Challenge: Working from the data below, reproduce exactly the lines starting at the one that holds "Clone this chart in Bokeh." and ending at the one that holds "sig_d = list(range(8, 25))". Pictures are excluded.

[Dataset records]
[Begin]
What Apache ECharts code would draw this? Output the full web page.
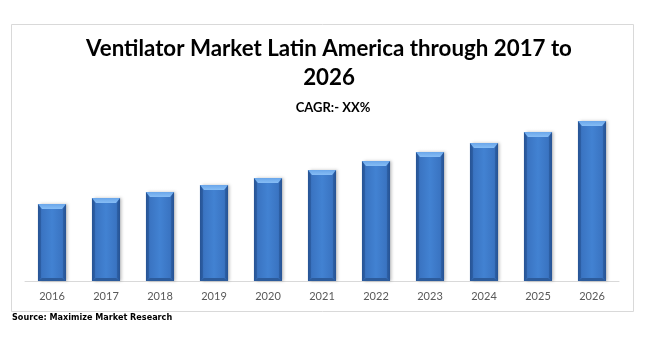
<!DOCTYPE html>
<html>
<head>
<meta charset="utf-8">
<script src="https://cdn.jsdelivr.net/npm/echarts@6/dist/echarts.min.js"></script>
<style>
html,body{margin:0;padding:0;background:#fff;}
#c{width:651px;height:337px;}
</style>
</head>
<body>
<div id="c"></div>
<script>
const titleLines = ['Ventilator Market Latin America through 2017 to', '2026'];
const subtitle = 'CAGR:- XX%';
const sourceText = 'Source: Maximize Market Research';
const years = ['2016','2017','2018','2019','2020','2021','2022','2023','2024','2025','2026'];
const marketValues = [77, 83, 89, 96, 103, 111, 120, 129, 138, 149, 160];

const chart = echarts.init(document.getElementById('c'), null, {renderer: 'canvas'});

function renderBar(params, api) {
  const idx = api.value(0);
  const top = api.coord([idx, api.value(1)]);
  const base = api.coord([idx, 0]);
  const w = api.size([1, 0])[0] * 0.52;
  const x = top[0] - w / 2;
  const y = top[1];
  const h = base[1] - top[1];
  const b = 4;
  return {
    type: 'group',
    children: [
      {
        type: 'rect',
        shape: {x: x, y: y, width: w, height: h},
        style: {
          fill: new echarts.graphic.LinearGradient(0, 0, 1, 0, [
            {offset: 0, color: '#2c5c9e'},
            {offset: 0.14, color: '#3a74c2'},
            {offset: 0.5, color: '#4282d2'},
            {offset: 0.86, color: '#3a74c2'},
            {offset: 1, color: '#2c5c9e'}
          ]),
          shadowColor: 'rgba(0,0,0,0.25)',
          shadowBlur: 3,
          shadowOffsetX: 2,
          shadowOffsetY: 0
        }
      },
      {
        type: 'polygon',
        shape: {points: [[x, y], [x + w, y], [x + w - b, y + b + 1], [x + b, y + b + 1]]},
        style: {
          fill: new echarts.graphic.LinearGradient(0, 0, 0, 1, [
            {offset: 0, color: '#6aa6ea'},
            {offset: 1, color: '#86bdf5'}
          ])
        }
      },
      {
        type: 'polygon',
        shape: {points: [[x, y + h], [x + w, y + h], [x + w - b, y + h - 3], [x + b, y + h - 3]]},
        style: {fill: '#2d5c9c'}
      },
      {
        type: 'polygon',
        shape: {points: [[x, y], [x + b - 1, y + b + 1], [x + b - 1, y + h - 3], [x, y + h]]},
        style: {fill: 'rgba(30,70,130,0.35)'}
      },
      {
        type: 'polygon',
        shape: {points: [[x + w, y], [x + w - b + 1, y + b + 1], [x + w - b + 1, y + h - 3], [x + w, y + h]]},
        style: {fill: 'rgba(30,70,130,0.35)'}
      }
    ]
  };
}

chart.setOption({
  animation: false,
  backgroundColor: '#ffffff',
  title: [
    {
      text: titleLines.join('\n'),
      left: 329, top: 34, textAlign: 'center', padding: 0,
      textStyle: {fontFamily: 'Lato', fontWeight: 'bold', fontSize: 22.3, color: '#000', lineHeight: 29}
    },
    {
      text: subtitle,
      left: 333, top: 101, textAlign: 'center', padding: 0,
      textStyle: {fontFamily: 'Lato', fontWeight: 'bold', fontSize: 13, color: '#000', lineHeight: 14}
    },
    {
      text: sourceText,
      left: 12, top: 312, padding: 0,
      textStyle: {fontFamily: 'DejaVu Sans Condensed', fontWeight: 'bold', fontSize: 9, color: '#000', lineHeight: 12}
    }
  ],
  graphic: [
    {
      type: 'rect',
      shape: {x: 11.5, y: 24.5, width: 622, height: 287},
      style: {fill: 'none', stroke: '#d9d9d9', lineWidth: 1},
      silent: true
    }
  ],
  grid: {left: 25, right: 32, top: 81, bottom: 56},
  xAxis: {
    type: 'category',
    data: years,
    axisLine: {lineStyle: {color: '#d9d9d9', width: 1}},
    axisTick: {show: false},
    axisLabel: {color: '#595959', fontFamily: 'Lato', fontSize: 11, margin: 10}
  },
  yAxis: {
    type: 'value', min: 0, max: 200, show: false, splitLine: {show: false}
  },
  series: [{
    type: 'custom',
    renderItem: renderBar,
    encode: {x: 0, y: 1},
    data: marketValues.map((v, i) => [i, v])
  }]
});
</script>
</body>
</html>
[End]
[Begin]
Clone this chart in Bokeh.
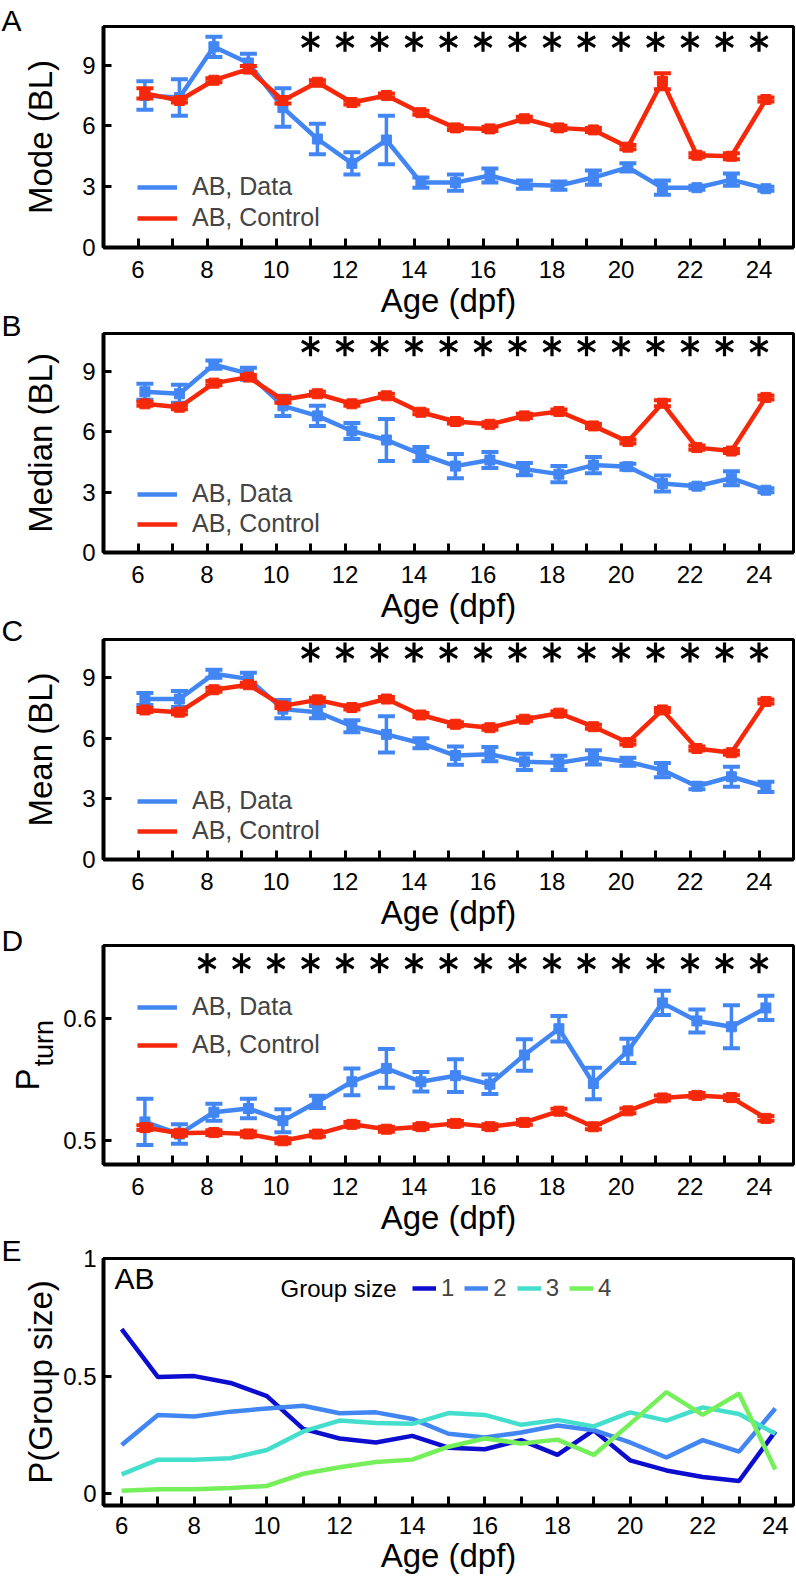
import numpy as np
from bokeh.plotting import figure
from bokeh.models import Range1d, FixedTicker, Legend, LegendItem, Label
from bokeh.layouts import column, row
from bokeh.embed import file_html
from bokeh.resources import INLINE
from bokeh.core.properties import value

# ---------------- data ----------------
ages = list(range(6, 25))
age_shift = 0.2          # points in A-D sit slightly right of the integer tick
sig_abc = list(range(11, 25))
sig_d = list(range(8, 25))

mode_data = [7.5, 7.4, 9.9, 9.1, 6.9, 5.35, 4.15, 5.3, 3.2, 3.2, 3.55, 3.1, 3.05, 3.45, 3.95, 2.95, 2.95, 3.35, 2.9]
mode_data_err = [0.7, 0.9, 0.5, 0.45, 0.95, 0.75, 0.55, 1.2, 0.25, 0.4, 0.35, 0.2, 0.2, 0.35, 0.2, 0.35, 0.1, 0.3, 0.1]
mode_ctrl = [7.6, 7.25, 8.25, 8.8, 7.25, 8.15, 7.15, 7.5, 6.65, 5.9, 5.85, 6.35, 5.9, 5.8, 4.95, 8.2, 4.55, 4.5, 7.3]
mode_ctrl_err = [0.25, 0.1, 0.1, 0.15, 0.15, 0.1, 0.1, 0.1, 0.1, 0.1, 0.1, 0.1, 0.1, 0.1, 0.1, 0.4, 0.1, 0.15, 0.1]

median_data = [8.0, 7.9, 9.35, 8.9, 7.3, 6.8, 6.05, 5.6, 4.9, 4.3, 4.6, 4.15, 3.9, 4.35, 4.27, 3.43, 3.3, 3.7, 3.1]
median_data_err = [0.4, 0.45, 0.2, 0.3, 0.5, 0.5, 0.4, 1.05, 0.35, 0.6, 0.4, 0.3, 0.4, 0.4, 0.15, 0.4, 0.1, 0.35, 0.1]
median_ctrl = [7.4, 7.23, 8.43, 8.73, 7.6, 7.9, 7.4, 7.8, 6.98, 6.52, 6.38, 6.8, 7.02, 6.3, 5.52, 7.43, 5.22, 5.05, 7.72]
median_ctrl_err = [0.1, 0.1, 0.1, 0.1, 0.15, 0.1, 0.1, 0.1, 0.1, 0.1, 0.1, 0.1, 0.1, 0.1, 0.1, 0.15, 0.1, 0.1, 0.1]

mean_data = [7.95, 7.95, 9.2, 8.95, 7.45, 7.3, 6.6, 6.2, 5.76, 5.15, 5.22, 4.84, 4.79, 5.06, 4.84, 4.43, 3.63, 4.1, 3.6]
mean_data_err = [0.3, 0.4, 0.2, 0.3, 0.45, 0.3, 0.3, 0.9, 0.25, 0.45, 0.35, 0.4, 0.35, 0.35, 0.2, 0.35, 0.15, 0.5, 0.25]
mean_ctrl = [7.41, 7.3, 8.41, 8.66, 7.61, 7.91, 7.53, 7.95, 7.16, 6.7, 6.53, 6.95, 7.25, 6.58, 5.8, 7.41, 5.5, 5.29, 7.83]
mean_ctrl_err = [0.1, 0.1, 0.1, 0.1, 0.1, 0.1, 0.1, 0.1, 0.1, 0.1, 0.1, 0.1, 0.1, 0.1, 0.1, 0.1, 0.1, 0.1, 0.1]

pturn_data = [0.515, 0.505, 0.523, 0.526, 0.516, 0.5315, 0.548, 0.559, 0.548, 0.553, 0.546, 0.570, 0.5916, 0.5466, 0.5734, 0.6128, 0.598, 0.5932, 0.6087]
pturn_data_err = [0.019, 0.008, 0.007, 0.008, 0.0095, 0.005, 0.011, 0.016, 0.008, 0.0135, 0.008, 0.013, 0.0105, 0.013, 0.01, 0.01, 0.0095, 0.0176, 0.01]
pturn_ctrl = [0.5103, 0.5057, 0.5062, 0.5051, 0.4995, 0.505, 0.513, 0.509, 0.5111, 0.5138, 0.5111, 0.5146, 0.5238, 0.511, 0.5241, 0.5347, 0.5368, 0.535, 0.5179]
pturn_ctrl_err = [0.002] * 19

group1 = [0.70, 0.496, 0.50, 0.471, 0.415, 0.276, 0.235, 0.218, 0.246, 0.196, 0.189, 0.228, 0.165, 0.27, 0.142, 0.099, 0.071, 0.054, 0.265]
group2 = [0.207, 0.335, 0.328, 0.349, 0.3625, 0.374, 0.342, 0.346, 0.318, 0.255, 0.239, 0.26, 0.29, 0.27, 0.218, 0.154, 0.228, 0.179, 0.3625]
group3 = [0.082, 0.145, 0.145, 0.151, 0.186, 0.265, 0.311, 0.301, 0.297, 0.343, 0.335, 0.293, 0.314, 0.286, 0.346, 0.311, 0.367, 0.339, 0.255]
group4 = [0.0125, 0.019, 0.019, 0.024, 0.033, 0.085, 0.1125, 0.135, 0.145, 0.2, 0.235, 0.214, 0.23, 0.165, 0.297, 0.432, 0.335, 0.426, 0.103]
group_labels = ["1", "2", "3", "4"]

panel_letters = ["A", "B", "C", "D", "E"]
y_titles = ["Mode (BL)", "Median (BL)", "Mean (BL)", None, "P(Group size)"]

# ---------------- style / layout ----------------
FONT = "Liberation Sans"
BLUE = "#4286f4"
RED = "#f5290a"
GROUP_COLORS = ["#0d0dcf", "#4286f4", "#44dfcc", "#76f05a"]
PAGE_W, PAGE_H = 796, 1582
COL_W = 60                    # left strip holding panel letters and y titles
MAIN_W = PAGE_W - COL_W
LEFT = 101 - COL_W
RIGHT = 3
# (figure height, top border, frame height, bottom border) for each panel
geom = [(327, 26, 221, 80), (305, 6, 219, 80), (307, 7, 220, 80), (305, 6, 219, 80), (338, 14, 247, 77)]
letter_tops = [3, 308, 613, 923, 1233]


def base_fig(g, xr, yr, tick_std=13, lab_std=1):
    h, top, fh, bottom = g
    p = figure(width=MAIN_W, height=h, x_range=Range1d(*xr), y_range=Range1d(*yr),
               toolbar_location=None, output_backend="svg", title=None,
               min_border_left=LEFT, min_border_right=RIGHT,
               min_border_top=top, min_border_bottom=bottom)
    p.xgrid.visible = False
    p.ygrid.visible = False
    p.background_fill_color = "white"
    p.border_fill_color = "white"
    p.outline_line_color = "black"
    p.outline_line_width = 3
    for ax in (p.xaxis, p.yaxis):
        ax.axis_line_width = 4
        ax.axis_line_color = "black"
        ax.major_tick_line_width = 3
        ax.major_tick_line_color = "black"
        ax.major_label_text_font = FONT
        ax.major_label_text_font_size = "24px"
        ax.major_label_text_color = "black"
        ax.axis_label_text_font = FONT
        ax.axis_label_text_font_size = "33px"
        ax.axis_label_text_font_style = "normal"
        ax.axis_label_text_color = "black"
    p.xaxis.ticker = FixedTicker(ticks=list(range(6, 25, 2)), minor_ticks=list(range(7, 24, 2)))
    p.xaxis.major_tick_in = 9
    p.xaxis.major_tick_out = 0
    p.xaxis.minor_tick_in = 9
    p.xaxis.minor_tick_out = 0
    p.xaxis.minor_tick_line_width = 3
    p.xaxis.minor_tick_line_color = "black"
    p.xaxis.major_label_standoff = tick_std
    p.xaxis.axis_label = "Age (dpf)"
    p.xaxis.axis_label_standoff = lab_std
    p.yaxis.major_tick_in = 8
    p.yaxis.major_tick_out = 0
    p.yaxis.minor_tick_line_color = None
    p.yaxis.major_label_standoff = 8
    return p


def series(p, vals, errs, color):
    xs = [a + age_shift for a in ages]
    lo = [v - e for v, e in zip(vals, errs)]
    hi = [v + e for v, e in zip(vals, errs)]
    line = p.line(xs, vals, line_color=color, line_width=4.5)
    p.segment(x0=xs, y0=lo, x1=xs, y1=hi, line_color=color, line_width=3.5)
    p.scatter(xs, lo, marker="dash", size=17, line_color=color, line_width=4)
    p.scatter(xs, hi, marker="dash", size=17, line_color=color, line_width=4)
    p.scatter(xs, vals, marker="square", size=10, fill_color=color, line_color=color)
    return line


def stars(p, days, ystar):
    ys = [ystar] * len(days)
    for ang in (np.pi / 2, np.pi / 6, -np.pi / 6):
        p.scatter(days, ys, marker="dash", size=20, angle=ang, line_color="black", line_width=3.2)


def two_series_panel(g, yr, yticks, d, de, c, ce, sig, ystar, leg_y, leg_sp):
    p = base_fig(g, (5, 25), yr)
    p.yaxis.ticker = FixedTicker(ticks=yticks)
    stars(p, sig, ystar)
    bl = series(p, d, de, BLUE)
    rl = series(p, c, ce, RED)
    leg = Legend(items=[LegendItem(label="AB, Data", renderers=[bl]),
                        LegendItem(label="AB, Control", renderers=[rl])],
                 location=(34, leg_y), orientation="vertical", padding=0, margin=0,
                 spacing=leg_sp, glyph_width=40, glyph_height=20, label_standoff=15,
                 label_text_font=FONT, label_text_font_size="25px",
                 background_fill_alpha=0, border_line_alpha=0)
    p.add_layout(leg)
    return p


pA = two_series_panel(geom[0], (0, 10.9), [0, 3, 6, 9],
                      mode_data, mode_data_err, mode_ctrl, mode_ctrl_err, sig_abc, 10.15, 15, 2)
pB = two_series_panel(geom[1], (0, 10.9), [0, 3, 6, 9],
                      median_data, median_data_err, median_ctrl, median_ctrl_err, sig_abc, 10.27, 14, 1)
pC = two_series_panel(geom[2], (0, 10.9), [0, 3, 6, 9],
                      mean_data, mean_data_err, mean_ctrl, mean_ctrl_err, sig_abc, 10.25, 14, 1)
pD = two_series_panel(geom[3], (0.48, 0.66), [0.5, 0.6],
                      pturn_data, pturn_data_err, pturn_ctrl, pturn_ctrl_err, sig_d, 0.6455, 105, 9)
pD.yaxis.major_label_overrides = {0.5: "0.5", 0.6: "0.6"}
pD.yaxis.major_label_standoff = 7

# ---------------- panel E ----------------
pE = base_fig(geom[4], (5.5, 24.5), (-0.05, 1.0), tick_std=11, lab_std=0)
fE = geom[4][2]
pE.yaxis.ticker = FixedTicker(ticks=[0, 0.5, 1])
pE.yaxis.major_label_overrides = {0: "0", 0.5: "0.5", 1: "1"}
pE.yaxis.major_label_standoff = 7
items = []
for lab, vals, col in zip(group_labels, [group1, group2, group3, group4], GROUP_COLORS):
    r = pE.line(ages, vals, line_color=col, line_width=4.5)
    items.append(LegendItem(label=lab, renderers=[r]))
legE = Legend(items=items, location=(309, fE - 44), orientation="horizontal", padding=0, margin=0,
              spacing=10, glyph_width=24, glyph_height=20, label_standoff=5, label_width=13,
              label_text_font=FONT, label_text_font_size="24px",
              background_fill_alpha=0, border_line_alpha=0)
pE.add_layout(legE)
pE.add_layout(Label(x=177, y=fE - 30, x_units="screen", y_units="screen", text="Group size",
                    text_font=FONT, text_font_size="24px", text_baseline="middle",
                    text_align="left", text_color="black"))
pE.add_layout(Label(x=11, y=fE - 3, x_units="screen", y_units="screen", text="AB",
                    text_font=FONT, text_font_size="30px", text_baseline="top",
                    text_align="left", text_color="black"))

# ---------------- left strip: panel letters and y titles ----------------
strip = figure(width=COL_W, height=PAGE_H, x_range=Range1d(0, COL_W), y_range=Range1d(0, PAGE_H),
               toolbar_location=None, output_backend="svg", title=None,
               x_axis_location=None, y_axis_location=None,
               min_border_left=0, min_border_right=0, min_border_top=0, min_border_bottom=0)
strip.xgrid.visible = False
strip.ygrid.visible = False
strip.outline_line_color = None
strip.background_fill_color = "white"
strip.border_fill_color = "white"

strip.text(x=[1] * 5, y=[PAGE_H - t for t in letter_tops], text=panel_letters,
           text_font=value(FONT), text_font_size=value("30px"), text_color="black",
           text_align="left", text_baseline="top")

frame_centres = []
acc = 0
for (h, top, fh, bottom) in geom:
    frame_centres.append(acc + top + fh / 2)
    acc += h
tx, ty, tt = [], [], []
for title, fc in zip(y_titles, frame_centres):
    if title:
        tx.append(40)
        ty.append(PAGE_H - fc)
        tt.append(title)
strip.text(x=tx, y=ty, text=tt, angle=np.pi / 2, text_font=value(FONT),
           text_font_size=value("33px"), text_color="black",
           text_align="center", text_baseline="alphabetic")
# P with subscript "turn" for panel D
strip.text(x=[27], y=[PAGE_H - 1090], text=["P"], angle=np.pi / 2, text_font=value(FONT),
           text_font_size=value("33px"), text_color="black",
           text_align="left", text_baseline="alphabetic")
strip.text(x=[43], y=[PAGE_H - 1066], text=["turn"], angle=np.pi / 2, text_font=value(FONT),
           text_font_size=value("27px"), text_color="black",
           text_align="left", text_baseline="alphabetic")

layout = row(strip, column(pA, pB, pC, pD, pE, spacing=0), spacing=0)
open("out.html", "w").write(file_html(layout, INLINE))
[End]
Response below:
Clone this chart in Bokeh.
import numpy as np
from bokeh.plotting import figure
from bokeh.models import Range1d, FixedTicker, Legend, LegendItem, Label
from bokeh.layouts import column, row
from bokeh.embed import file_html
from bokeh.resources import INLINE
from bokeh.core.properties import value

# ---------------- data ----------------
ages = list(range(6, 25))
age_shift = 0.2          # points in A-D sit slightly right of the integer tick
sig_abc = list(range(11, 25))
sig_d = list(range(8, 25))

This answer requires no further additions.